>> Start DATASET CONTENT

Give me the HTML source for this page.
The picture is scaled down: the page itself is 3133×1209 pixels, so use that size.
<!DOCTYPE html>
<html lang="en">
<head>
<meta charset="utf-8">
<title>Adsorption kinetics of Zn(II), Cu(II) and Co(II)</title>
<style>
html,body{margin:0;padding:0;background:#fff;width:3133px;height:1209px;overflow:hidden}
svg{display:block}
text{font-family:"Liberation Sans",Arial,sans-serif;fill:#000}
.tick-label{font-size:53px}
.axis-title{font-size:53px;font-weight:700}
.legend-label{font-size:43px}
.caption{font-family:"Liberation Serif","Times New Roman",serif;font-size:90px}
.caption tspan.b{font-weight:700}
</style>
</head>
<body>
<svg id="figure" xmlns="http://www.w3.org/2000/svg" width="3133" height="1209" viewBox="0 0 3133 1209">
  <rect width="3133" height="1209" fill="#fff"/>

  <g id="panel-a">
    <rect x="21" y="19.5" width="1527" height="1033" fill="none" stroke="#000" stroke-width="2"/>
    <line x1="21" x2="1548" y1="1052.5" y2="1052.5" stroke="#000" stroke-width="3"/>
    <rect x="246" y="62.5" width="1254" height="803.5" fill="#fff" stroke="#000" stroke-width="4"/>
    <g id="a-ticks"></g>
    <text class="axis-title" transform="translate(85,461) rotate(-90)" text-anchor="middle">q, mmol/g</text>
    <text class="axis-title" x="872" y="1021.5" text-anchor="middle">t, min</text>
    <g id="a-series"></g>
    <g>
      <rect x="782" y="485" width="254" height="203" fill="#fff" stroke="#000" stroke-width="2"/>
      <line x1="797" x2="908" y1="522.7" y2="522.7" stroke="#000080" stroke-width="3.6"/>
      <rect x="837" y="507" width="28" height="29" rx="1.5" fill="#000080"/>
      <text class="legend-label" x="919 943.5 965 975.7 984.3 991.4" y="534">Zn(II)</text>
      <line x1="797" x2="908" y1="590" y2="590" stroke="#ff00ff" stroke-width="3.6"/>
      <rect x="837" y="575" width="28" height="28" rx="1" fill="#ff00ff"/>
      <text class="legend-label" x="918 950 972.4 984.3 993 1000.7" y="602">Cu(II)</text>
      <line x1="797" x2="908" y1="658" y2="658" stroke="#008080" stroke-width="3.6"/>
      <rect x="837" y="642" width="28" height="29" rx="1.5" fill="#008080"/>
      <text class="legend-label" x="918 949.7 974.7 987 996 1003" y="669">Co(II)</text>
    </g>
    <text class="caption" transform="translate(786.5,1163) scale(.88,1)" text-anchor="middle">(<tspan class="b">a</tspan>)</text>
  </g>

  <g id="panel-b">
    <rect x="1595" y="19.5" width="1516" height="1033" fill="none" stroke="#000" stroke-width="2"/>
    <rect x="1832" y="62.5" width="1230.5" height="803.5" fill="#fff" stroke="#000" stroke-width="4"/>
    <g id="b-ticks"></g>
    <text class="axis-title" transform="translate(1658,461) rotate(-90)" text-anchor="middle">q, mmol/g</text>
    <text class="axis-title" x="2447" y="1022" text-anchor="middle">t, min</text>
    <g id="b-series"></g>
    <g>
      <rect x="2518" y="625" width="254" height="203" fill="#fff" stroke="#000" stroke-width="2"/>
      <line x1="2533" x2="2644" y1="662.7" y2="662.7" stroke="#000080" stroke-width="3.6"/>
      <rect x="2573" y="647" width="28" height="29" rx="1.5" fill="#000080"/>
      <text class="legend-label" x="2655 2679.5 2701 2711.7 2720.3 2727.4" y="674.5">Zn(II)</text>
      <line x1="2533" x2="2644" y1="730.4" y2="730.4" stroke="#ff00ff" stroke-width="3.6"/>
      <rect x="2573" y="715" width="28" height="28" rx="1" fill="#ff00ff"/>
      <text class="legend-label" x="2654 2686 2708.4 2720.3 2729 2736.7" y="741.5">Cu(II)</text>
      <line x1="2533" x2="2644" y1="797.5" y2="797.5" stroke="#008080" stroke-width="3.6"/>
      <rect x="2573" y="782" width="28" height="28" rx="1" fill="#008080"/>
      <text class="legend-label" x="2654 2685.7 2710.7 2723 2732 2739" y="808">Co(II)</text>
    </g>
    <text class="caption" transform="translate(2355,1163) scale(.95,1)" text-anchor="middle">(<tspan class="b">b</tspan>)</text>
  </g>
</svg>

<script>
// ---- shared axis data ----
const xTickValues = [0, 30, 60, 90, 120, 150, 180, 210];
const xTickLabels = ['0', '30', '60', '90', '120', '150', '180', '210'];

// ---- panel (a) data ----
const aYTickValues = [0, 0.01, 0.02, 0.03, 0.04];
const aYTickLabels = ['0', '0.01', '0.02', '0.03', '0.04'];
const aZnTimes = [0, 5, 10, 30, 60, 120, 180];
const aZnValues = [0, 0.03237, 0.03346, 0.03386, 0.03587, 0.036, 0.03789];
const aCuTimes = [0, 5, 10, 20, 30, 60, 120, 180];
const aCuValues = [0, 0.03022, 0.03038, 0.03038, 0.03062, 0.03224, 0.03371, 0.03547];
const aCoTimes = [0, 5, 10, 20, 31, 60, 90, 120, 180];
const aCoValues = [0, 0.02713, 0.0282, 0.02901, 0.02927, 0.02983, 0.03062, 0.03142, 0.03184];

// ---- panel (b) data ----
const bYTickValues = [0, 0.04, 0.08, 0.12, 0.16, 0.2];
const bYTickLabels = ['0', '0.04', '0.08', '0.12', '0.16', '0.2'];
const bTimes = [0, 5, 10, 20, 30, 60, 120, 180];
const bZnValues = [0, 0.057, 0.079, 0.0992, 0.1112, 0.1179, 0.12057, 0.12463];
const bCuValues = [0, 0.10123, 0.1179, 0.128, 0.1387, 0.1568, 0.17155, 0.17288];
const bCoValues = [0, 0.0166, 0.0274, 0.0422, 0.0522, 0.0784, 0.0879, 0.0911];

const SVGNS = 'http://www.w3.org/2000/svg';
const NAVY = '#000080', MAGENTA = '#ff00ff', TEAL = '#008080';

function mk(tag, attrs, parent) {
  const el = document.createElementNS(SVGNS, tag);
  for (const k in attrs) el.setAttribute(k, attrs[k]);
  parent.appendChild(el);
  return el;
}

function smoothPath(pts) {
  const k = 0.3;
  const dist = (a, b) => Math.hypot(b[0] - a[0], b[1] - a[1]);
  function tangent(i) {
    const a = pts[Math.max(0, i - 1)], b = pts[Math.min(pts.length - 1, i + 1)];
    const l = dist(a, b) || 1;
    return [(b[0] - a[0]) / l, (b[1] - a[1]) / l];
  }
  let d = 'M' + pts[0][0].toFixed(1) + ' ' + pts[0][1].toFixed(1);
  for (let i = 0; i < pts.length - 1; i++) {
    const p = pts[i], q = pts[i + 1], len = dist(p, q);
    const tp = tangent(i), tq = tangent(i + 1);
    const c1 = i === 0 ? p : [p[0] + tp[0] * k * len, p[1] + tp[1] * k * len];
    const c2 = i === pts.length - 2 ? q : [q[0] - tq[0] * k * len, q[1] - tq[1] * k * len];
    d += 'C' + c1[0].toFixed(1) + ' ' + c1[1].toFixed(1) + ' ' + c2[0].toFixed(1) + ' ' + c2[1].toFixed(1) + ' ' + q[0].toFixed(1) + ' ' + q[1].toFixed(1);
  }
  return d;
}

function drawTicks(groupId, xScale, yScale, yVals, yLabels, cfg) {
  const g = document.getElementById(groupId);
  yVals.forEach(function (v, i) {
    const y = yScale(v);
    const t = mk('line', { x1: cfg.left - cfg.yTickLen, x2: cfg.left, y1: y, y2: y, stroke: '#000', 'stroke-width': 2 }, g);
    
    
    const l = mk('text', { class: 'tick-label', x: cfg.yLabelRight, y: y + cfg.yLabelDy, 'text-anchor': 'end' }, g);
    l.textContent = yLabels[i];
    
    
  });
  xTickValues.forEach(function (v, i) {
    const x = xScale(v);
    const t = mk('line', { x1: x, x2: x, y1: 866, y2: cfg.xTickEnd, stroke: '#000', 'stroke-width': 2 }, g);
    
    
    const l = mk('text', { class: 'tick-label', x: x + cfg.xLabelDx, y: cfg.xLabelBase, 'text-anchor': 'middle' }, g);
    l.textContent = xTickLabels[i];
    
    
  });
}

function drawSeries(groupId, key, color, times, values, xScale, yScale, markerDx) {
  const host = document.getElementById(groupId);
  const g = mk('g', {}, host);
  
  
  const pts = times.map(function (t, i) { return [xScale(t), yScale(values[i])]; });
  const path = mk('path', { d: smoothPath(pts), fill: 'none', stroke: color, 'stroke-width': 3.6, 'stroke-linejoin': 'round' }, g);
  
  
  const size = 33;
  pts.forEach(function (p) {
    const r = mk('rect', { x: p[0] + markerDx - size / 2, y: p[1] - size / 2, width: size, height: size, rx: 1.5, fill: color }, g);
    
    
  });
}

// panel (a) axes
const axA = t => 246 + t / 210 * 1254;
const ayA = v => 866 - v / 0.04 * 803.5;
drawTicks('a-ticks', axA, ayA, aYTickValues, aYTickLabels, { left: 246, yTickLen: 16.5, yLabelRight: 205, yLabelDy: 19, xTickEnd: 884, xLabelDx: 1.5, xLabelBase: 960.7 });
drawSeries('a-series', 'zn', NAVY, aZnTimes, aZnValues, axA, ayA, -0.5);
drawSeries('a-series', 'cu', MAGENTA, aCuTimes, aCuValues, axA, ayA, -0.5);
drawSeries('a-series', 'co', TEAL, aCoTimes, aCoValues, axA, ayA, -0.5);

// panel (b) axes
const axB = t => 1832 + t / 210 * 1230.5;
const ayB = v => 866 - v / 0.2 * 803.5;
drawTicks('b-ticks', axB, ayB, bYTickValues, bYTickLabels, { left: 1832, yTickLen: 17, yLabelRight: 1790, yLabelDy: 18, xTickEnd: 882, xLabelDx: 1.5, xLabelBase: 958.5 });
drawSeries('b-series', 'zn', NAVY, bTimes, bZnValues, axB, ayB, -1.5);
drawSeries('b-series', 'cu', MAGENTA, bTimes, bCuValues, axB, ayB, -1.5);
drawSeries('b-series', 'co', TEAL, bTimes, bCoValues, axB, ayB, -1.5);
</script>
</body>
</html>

>> End DATASET CONTENT

EXERCISE GOAL
Search the data for "page". Copy every line that has it.

CORRECT RESPONSE
Give me the HTML source for this page.
The picture is scaled down: the page itself is 3133×1209 pixels, so use that size.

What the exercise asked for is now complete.